## [Records with drawing code]
○ ○ ○ ○
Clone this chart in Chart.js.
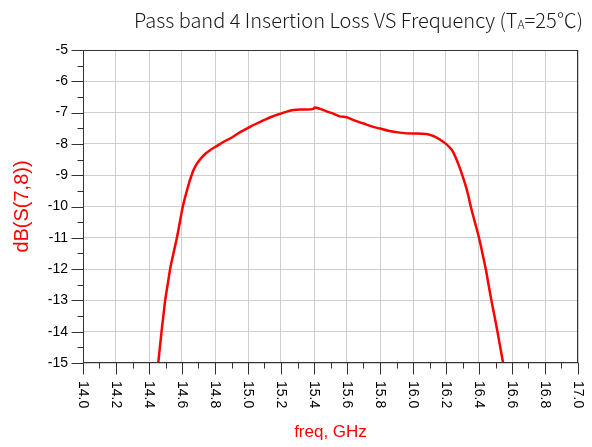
<!DOCTYPE html>
<html>
<head>
<meta charset="utf-8">
<script src="https://cdn.jsdelivr.net/npm/chart.js@4"></script>
<style>
  html, body { margin: 0; padding: 0; background: #fff; }
  #wrap { width: 592px; height: 447px; }
</style>
</head>
<body>
<div id="wrap"><canvas id="grafico" width="592" height="447"></canvas></div>
<script>
// ===== DADOS =====
const freqGHz = [
  14.456, 14.466, 14.476, 14.487, 14.498, 14.513, 14.528, 14.548, 14.569, 14.587,
  14.605, 14.620, 14.640, 14.655, 14.668, 14.685, 14.700, 14.720, 14.745, 14.770,
  14.820, 14.850, 14.910, 14.950, 14.990, 15.040, 15.093, 15.140, 15.194, 15.240,
  15.275, 15.320, 15.360, 15.396, 15.405, 15.436, 15.477, 15.520, 15.557, 15.598,
  15.640, 15.700, 15.750, 15.800, 15.850, 15.920, 16.000, 16.080, 16.120, 16.140,
  16.163, 16.180, 16.200, 16.220, 16.240, 16.260, 16.280, 16.300, 16.320, 16.335,
  16.350, 16.375, 16.400, 16.421, 16.441, 16.458, 16.475, 16.494, 16.512, 16.529,
  16.546
];
const lossDb = [
  -15.0, -14.5, -14.0, -13.5, -13.0, -12.5, -12.0, -11.5, -11.0, -10.5,
  -10.0, -9.68, -9.30, -9.05, -8.86, -8.68, -8.56, -8.43, -8.30, -8.20,
  -8.04, -7.94, -7.77, -7.63, -7.52, -7.38, -7.25, -7.14, -7.04, -6.96,
  -6.92, -6.90, -6.90, -6.88, -6.84, -6.88, -6.96, -7.04, -7.12, -7.15,
  -7.24, -7.35, -7.44, -7.51, -7.58, -7.64, -7.67, -7.68, -7.74, -7.79,
  -7.86, -7.92, -8.00, -8.10, -8.23, -8.45, -8.72, -9.02, -9.35, -9.65,
  -10.0, -10.5, -11.0, -11.5, -12.0, -12.5, -13.0, -13.5, -14.0, -14.5,
  -15.0
];
const xTickLabels = ["14.0", "14.2", "14.4", "14.6", "14.8", "15.0", "15.2", "15.4",
  "15.6", "15.8", "16.0", "16.2", "16.4", "16.6", "16.8", "17.0"];
const yTickLabels = [-15, -14, -13, -12, -11, -10, -9, -8, -7, -6, -5];

const TITULO = "Pass band 4 Insertion Loss VS Frequency (T";
const TITULO_SUB = "A";
const TITULO_FIM = "=25\u2103)";

const FONTE = "'Liberation Sans', Arial, sans-serif";
const isMajorX = v => Math.abs(v * 5 - Math.round(v * 5)) < 1e-6;
const isMajorY = v => Math.abs(v - Math.round(v)) < 1e-6;

// ===== PLUGIN: moldura, marcas, rótulos do eixo x, título =====
const moldura = {
  id: "moldura",
  afterDraw(chart) {
    const { ctx, chartArea: a, scales: { x, y } } = chart;
    ctx.save();

    // moldura
    ctx.strokeStyle = "#333";
    ctx.lineWidth = 1;
    const L = Math.round(a.left) + 0.5, R = Math.round(a.right) - 0.5;
    const T = Math.round(a.top) + 0.5, B = Math.round(a.bottom) - 0.5;
    ctx.strokeRect(L, T, R - L, B - T);

    // marcas do eixo x
    ctx.beginPath();
    x.ticks.forEach(t => {
      const px = Math.round(x.getPixelForValue(t.value)) + 0.5;
      const len = isMajorX(t.value) ? 12 : 6;
      ctx.moveTo(px, B);
      ctx.lineTo(px, B + len);
    });
    // marcas do eixo y
    y.ticks.forEach(t => {
      const py = Math.round(y.getPixelForValue(t.value)) + 0.5;
      const len = isMajorY(t.value) ? 12 : 6;
      ctx.moveTo(L, py);
      ctx.lineTo(L - len, py);
    });
    ctx.stroke();

    // rótulos x girados (leitura de cima para baixo)
    ctx.fillStyle = "#000";
    ctx.font = "14px " + FONTE;
    ctx.textAlign = "left";
    ctx.textBaseline = "middle";
    xTickLabels.forEach(lbl => {
      const px = x.getPixelForValue(parseFloat(lbl));
      ctx.save();
      ctx.translate(px, a.bottom + 18);
      ctx.rotate(Math.PI / 2);
      ctx.fillText(lbl, 0, 0);
      ctx.restore();
    });

    // título com subscrito
    const fTit = "'Noto Sans CJK SC', 'Noto Sans', sans-serif";
    ctx.fillStyle = "#1a1a1a";
    ctx.textBaseline = "alphabetic";
    ctx.font = "300 20px " + fTit;
    const w1 = ctx.measureText(TITULO).width;
    const w3 = ctx.measureText(TITULO_FIM).width;
    ctx.font = "300 12px " + fTit;
    const w2 = ctx.measureText(TITULO_SUB).width;
    const total = w1 + w2 + w3;
    let tx = 583 - total;
    const base = 28;
    ctx.font = "300 20px " + fTit;
    ctx.fillText(TITULO, tx, base);
    tx += w1;
    ctx.font = "300 12px " + fTit;
    ctx.fillText(TITULO_SUB, tx, base + 1);
    tx += w2;
    ctx.font = "300 20px " + fTit;
    ctx.fillText(TITULO_FIM, tx, base);

    ctx.restore();
  }
};

// ===== GRÁFICO =====
const ctx = document.getElementById("grafico").getContext("2d");

new Chart(ctx, {
  type: "line",
  data: {
    datasets: [{
      label: "dB(S(7,8))",
      data: freqGHz.map((f, i) => ({ x: f, y: lossDb[i] })),
      borderColor: "#ff0000",
      borderWidth: 2.5,
      pointRadius: 0,
      cubicInterpolationMode: "monotone",
      fill: false,
    }]
  },
  options: {
    responsive: false,
    animation: false,
    devicePixelRatio: 1,
    layout: { padding: { top: 50, right: 14, left: 0, bottom: 0 } },
    plugins: {
      legend: { display: false },
      title: { display: false },
      tooltip: { enabled: false },
    },
    scales: {
      x: {
        type: "linear",
        min: 14,
        max: 17,
        afterFit: s => { s.height = 84; },
        ticks: { stepSize: 0.1, display: false, autoSkip: false },
        grid: {
          drawTicks: false,
          color: c => isMajorX(c.tick.value) ? "#cfcfcf" : "rgba(0,0,0,0)",
          lineWidth: 1,
        },
        border: { display: false },
        title: {
          display: true,
          text: "freq, GHz",
          color: "#ff0000",
          font: { family: FONTE, size: 17 },
          padding: { top: 0, bottom: 4 },
        },
      },
      y: {
        type: "linear",
        min: -15,
        max: -5,
        afterFit: s => { s.width = 83; },
        ticks: {
          stepSize: 0.5,
          autoSkip: false,
          padding: 15,
          color: "#000",
          font: { family: FONTE, size: 14 },
          callback: v => yTickLabels.includes(Math.round(v * 1000) / 1000) ? String(Math.round(v)) : "",
        },
        grid: {
          drawTicks: false,
          color: c => isMajorY(c.tick.value) ? "#cfcfcf" : "rgba(0,0,0,0)",
          lineWidth: 1,
        },
        border: { display: false },
        title: {
          display: true,
          text: "dB(S(7,8))",
          color: "#ff0000",
          font: { family: FONTE, size: 20 },
          padding: { top: 10, bottom: 0 },
        },
      },
    },
  },
  plugins: [moldura],
});
</script>
</body>
</html>
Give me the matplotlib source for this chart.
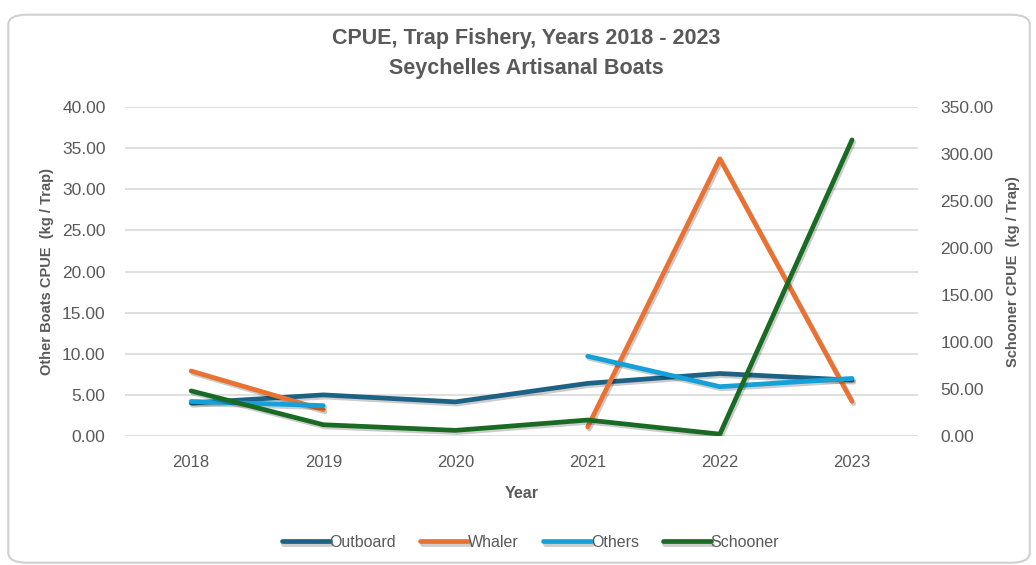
import numpy as np
import matplotlib
matplotlib.use('Agg')
import matplotlib.pyplot as plt
import matplotlib.patheffects as pe
from matplotlib.patches import FancyBboxPatch

# data
years = ['2018', '2019', '2020', '2021', '2022', '2023']
outboard = [4.0, 5.0, 4.15, 6.4, 7.6, 6.8]
whaler = [7.9, 3.2, np.nan, 1.1, 33.7, 4.2]
others = [4.2, 3.7, np.nan, 9.7, 6.0, 7.0]
schooner = [48.0, 12.0, 6.0, 17.0, 2.0, 315.0]

left_ticks = np.arange(0, 41, 5)
right_ticks = np.arange(0, 351, 50)

C_OUT, C_WHA, C_OTH, C_SCH = '#1d6185', '#e97132', '#14a0d9', '#196b24'
GREY = '#595959'
plt.rcParams['font.family'] = ['Liberation Sans', 'DejaVu Sans']

fig = plt.figure(figsize=(10.36, 5.65), dpi=100)

# chart border
border = FancyBboxPatch((0.008, 0.004), 0.986, 0.97, boxstyle='round,pad=0,rounding_size=0.018',
                        transform=fig.transFigure, fc='white', ec='#d0d0d0', lw=1.5, zorder=-5)
fig.patches.append(border)

ax = fig.add_axes([0.1207, 0.2283, 0.7655, 0.5823])
ax2 = ax.twinx()

x = np.arange(len(years))
shadow = [pe.SimpleLineShadow(offset=(1.2, -1.6), shadow_color='black', alpha=0.2), pe.Normal()]
lw = 3.4
l1, = ax.plot(x, outboard, color=C_OUT, lw=lw, solid_capstyle='round', path_effects=shadow, label='Outboard')
l2, = ax.plot(x, whaler, color=C_WHA, lw=lw, solid_capstyle='round', path_effects=shadow, label='Whaler')
l3, = ax.plot(x, others, color=C_OTH, lw=lw, solid_capstyle='round', path_effects=shadow, label='Others')
l4, = ax2.plot(x, schooner, color=C_SCH, lw=lw, solid_capstyle='round', path_effects=shadow, label='Schooner')

ax.set_xlim(-0.5, 5.5)
ax.set_ylim(0, 40); ax2.set_ylim(0, 350)
ax.set_yticks(left_ticks); ax2.set_yticks(right_ticks)
ax.set_yticklabels([f'{v:.2f}' for v in left_ticks])
ax2.set_yticklabels([f'{v:.2f}' for v in right_ticks])
ax.set_xticks(x); ax.set_xticklabels(years)
ax.grid(axis='y', color='#d9d9d9', lw=1.2)
ax.set_axisbelow(True)
ax.patch.set_visible(False)
for a in (ax, ax2):
    for s in a.spines.values():
        s.set_visible(False)
    a.tick_params(length=0, labelsize=12.5, colors=GREY)
ax.tick_params(axis='y', pad=14)
ax2.tick_params(axis='y', pad=16)
ax.tick_params(axis='x', labelsize=12, pad=14)

ax.set_xlabel('Year', fontsize=11.5, fontweight='bold', color=GREY, labelpad=11)
ax.set_ylabel('Other Boats CPUE  (kg / Trap)', fontsize=10.5, fontweight='bold', color=GREY, labelpad=6)
ax2.set_ylabel('Schooner CPUE  (kg / Trap)', fontsize=10.5, fontweight='bold', color=GREY, labelpad=9)

fig.text(0.508, 0.932, 'CPUE, Trap Fishery, Years 2018 - 2023', ha='center', va='center',
         fontsize=15.5, fontweight='bold', color=GREY)
fig.text(0.508, 0.879, 'Seychelles Artisanal Boats', ha='center', va='center',
         fontsize=15.5, fontweight='bold', color=GREY)

fig.legend([l1, l2, l3, l4], ['Outboard', 'Whaler', 'Others', 'Schooner'], loc='center',
           bbox_to_anchor=(0.512, 0.04), ncol=4, frameon=False, fontsize=11.5,
           handlelength=3.0, handletextpad=0.0, columnspacing=1.5, labelcolor=GREY)

fig.savefig('out.png', dpi=100)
○ ○ ○ ○
Above this task is a listing with pictures in it. Retype only the lines from the one containing "Give me the matplotlib source for this chart." through the one containing "from matplotlib.patches import FancyBboxPatch", both included, and not the pictures.

## [Exercise result]
Give me the matplotlib source for this chart.
import numpy as np
import matplotlib
matplotlib.use('Agg')
import matplotlib.pyplot as plt
import matplotlib.patheffects as pe
from matplotlib.patches import FancyBboxPatch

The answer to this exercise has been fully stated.